Set to launch in 2016, the Olympic Heritage Collection is a global initiative by the International Olympic Committee to make the logos and other identity elements of past Olympic Games available to international licensees like Nike, Adidas, Lacoste, and Ralph Lauren, who have already gotten theirs. You can currently buy merchandise like this at the official Olympics shop or at The Olympic Museum shop in Laussane, Switzerland. The problem is that the digital assets from which these are made are not 100% true to the originals so a large part of the Olympic Heritage Collection project was to produce the best assets possible. The challenge of both the digitization of more than 100 years of Olympic design materials and the identity for the Collection was undertaken by Vancouver, Canada-based Hulse&Durrell.
There are two parts to this post: the first covers the identity of the Olympic Heritage Collection and the second the updating of the digital assets and their potential use in licensed merchandise.
The Olympic Heritage brand aims to unite 120 years of Olympic art and design, while positioning the collection to remain relevant across generations and nations.
The typeface for the collection, Akzidenz-Grotesk, was originally released in 1896 — the same year the modern Olympic Games began.
We chose gold to symbolize Olympic achievement, tradition, and legacy. It also plays well with colour trends across the decades.

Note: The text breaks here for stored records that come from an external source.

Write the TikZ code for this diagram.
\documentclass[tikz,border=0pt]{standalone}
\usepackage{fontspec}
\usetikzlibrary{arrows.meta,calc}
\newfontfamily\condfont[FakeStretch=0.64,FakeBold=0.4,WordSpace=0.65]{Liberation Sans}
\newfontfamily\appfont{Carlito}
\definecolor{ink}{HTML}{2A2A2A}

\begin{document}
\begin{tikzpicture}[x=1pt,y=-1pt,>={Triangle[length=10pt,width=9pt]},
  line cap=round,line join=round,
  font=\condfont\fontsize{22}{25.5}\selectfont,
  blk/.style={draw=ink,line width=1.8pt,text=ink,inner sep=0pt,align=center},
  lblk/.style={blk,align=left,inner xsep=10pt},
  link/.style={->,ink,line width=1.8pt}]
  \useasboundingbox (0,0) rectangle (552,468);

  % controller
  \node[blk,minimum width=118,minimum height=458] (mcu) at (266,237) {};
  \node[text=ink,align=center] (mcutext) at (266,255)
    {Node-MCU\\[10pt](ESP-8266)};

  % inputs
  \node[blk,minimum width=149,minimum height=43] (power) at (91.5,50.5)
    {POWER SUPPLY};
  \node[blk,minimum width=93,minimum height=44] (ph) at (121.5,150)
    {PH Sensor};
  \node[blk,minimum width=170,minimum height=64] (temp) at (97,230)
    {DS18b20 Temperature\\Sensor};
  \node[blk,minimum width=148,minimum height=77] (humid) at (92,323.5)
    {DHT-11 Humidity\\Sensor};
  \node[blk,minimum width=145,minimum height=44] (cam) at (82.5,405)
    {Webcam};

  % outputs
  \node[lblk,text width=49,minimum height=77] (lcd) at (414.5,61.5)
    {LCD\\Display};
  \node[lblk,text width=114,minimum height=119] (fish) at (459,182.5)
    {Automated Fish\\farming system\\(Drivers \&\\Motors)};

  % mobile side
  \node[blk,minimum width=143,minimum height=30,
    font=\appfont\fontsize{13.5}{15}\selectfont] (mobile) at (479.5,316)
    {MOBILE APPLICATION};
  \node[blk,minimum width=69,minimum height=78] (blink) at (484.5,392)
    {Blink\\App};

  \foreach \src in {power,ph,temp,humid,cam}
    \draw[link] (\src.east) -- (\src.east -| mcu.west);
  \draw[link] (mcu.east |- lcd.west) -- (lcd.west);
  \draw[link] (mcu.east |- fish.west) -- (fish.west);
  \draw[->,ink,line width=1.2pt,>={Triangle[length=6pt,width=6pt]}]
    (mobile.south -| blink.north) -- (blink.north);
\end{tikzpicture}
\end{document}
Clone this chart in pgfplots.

Packaging was designed to provide a neutral frame for the artwork, which spans every art and design movement of the last century.
The logo for the collection is not surprising or overly creative and, really, there is no reason for it to be either. It’s the Olympic rings with a stately wordmark underneath whose loose spacing echoes quite nicely the large counterspaces of the rings. The logo can be white on gold or gold on white. That’s it. Simple, elegant, Olympic.

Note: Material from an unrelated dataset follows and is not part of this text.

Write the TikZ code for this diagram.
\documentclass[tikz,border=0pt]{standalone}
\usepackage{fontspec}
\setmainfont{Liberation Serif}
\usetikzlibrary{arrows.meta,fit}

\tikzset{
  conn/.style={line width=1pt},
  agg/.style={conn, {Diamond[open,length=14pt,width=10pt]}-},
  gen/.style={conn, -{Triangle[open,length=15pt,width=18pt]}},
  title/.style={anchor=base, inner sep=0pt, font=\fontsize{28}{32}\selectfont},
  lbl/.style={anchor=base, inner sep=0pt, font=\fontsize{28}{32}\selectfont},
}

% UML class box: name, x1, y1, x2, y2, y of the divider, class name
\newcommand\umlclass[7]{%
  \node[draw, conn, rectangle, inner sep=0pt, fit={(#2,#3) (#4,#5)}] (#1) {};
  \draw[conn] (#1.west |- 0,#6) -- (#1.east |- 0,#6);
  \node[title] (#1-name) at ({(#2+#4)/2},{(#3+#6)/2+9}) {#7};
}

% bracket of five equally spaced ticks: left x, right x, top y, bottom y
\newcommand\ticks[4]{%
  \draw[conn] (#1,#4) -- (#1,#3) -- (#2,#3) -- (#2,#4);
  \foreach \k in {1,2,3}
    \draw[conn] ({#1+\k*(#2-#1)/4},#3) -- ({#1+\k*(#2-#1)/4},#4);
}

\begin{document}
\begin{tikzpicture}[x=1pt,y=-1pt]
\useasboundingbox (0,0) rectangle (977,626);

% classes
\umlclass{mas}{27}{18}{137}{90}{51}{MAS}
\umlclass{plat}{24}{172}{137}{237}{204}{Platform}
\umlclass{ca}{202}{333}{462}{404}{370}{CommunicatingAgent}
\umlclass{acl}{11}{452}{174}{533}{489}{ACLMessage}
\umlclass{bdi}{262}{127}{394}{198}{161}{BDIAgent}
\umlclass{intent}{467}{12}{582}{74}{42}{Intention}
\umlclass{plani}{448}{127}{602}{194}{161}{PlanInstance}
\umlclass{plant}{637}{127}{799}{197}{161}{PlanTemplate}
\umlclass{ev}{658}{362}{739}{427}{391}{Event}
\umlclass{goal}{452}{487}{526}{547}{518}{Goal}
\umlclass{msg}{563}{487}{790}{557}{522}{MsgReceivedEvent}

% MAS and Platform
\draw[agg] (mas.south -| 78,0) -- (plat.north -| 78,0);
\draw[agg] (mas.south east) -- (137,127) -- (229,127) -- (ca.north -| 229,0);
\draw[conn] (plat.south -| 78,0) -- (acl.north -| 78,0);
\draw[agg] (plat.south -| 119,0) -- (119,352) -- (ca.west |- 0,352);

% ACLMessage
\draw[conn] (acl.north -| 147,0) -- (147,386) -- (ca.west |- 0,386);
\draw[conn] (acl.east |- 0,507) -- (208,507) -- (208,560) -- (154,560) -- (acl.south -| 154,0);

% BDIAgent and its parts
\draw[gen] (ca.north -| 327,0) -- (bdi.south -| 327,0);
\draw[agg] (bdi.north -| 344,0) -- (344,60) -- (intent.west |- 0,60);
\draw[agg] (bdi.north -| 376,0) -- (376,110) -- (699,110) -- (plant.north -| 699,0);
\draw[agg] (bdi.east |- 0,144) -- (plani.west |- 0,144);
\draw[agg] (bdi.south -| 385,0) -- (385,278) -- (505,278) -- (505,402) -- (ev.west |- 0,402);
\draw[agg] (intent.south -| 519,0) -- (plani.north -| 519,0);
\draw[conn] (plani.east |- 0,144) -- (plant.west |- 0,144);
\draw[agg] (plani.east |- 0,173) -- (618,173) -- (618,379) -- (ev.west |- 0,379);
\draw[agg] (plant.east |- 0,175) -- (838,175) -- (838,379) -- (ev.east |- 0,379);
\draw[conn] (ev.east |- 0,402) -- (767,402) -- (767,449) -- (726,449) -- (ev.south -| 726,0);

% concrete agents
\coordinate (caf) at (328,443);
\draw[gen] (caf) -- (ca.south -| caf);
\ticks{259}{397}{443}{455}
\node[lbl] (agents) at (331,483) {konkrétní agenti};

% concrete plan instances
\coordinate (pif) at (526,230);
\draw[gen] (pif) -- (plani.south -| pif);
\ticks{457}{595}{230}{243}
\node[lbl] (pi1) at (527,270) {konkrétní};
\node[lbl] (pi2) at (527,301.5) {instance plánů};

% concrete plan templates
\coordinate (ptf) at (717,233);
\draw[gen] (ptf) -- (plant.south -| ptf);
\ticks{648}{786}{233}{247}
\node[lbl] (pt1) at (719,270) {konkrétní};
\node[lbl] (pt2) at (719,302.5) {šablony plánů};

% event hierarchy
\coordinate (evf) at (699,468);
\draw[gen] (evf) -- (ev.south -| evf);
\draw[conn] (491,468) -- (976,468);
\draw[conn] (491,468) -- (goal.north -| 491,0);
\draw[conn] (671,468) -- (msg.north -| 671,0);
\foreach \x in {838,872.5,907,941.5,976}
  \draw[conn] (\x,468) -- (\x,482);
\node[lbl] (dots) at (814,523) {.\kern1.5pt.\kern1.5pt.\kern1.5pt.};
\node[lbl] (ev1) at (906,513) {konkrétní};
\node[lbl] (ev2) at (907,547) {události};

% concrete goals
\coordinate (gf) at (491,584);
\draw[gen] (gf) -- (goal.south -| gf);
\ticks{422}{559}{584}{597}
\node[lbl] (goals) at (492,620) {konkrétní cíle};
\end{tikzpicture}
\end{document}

In application, the logo lives in a simple rectangle that can be added as a subtle tag or imprint on the merchandise. Again, not much else is needed and it highlights the products. Now, here is where things get extra awesome…
Where possible, emblems, mascots, and pictograms were re-created with the original techniques of their time. Design manuals originally intended for use with protractors, compasses and paintbrushes became blueprints once again — this time with a digital toolset in mind.
For wordmarks, classic typefaces like Univers, Helvetica, Times, and Futura were adapted to reflect the movable type printing process of their respective times and places. Physical artifacts were also referenced against the modern Pantone colour matching system to ensure tonal authenticity.
The result is the most comprehensive, authentic Olympic art and design collection ever created.
Partners Ben Hulse and Greg Durrell travelled to Switzerland to get access to as much original source material as possible — what a drag, huh? — and start creating assets from scratch. Most of the logos and identity elements from Olympics prior to the 1990s were not properly digitized or not completely accurate to the way they were actually used during the Games, so Hulse and Durrell referenced multiple artifacts for each logo they recreated to be as close to the original as possible.
The above are only three out of 41 logos recreated and it shows the detail and extent of authenticity that they tried to achieve in each one. With logos done after 1998, there were digital files available but everything else only existed as drawings or specs in identity guidelines and anything older than Tokyo 1964 was only available in old posters, tickets, and other objects. Even logo files for something like Beijing 2008 were corrected to place the tradermak symbol in the proper place. Everything was documented in a 379-page PDF that Hulse&Durrell provided to the IOC as reference for their handy forensic work. With proper and high-quality digital assets, the Olympic Heritage Collection can pump out stuff like this:
Even as Photoshop prototypes I would buy each and everyone of the above. The older logos, identity elements, and mascots — Waldi FTW! — look fantastic in modern-day objects and play to the love of retro and nostalgia of consumers. I’m sure the licenses are not cheap nor easy to come by but for any company that snags one I’m pretty sure it’s money in the bank. A big part of that looming success is the insane effort from Hulse&Durrell in making available the best, most crisp, and authentic assets possible that capture the Olympic spirit.